Data for this task:
────

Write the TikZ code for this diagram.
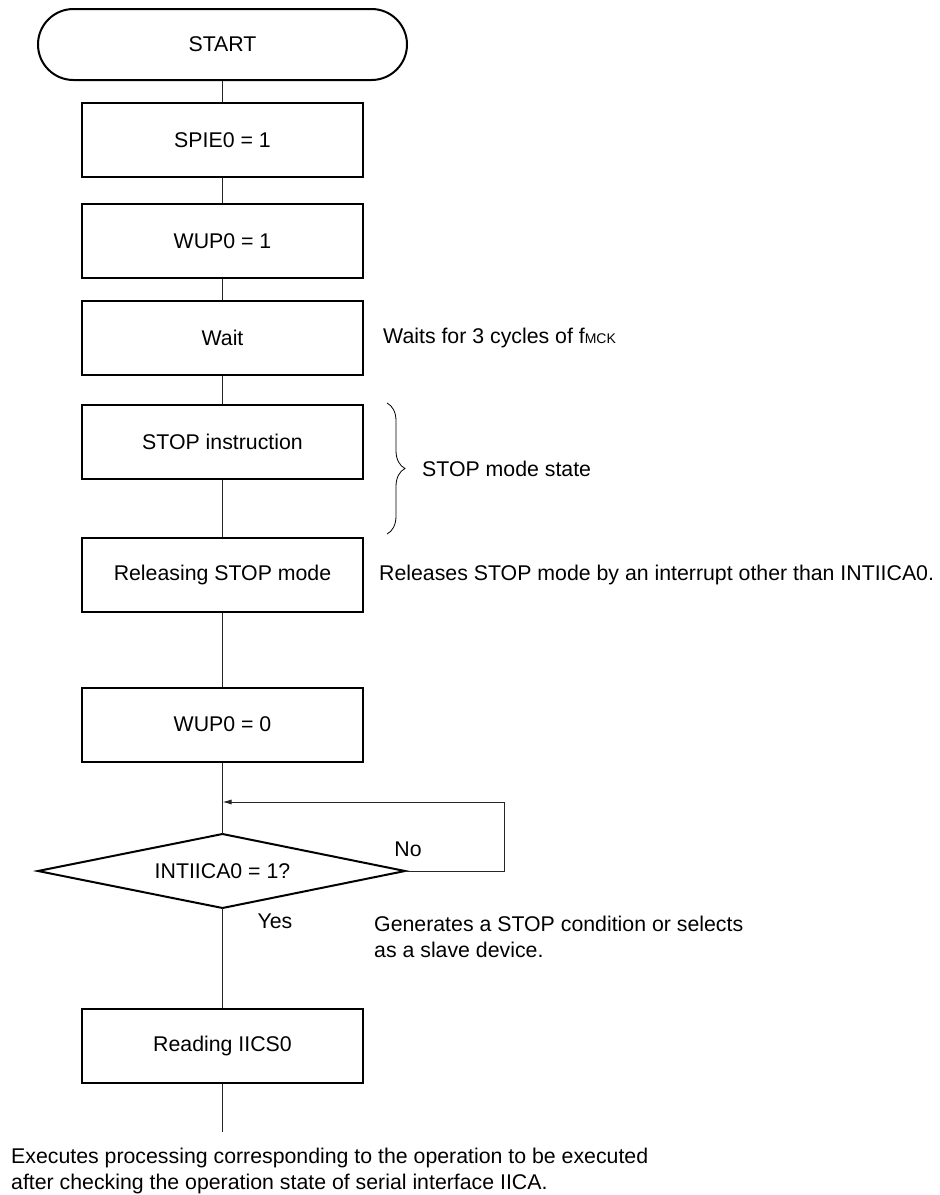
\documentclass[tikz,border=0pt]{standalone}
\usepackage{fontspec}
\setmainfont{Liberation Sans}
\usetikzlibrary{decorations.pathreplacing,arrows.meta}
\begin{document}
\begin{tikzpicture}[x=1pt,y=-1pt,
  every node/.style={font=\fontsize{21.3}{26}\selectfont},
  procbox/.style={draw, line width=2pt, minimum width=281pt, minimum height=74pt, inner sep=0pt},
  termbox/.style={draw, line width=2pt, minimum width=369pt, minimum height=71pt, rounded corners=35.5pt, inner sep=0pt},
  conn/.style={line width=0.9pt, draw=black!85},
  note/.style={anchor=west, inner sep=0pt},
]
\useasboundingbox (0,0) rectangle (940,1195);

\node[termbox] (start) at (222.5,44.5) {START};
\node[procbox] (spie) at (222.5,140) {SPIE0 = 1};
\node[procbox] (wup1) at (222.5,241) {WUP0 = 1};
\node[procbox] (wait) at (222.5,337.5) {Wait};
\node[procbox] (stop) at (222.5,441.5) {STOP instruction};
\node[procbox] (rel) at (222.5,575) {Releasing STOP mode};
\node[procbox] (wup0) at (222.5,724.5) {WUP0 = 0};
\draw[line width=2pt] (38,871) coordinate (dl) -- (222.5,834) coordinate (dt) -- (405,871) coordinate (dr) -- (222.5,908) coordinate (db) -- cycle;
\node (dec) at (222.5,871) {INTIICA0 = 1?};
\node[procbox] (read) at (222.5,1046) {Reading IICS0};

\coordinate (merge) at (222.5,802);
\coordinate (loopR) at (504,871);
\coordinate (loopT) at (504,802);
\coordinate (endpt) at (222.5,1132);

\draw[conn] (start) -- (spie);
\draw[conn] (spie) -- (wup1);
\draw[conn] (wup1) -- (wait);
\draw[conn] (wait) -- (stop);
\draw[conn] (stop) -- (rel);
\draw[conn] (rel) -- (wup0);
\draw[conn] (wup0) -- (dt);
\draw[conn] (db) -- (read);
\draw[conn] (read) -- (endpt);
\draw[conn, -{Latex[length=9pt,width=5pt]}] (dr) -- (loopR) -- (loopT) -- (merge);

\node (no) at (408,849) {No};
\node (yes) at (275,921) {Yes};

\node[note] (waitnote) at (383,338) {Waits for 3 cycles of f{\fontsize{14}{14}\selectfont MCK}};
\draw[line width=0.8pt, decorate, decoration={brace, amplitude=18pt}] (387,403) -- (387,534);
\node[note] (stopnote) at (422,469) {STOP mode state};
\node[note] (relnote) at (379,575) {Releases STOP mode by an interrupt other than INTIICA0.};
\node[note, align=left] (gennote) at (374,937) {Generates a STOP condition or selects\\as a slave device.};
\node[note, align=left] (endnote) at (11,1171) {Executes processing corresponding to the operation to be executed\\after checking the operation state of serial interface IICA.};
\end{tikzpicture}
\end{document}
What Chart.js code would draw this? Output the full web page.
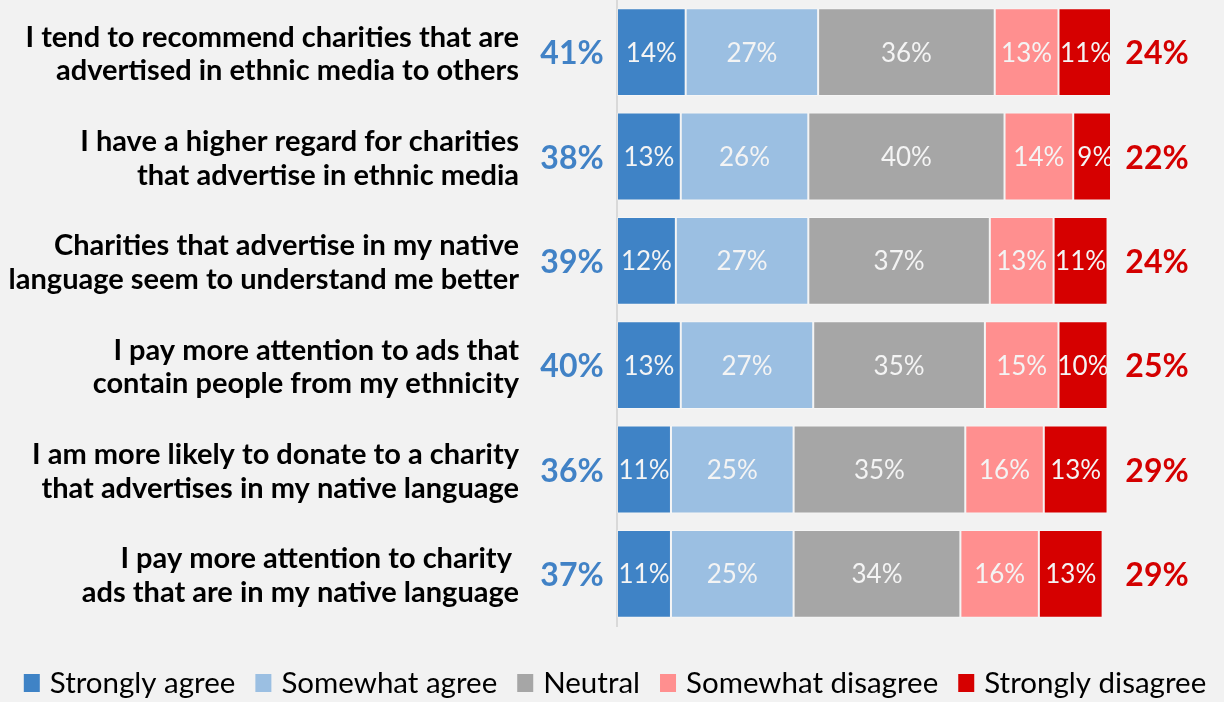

────

Exercise:
In the records above, find the line containing "(0,0) rectangle (940,1195);" and output every line from the first through that one, exactly, omitting pictures.

Solution for this exercise:
Write the TikZ code for this diagram.
\documentclass[tikz,border=0pt]{standalone}
\usepackage{fontspec}
\setmainfont{Liberation Sans}
\usetikzlibrary{decorations.pathreplacing,arrows.meta}
\begin{document}
\begin{tikzpicture}[x=1pt,y=-1pt,
  every node/.style={font=\fontsize{21.3}{26}\selectfont},
  procbox/.style={draw, line width=2pt, minimum width=281pt, minimum height=74pt, inner sep=0pt},
  termbox/.style={draw, line width=2pt, minimum width=369pt, minimum height=71pt, rounded corners=35.5pt, inner sep=0pt},
  conn/.style={line width=0.9pt, draw=black!85},
  note/.style={anchor=west, inner sep=0pt},
]
\useasboundingbox (0,0) rectangle (940,1195);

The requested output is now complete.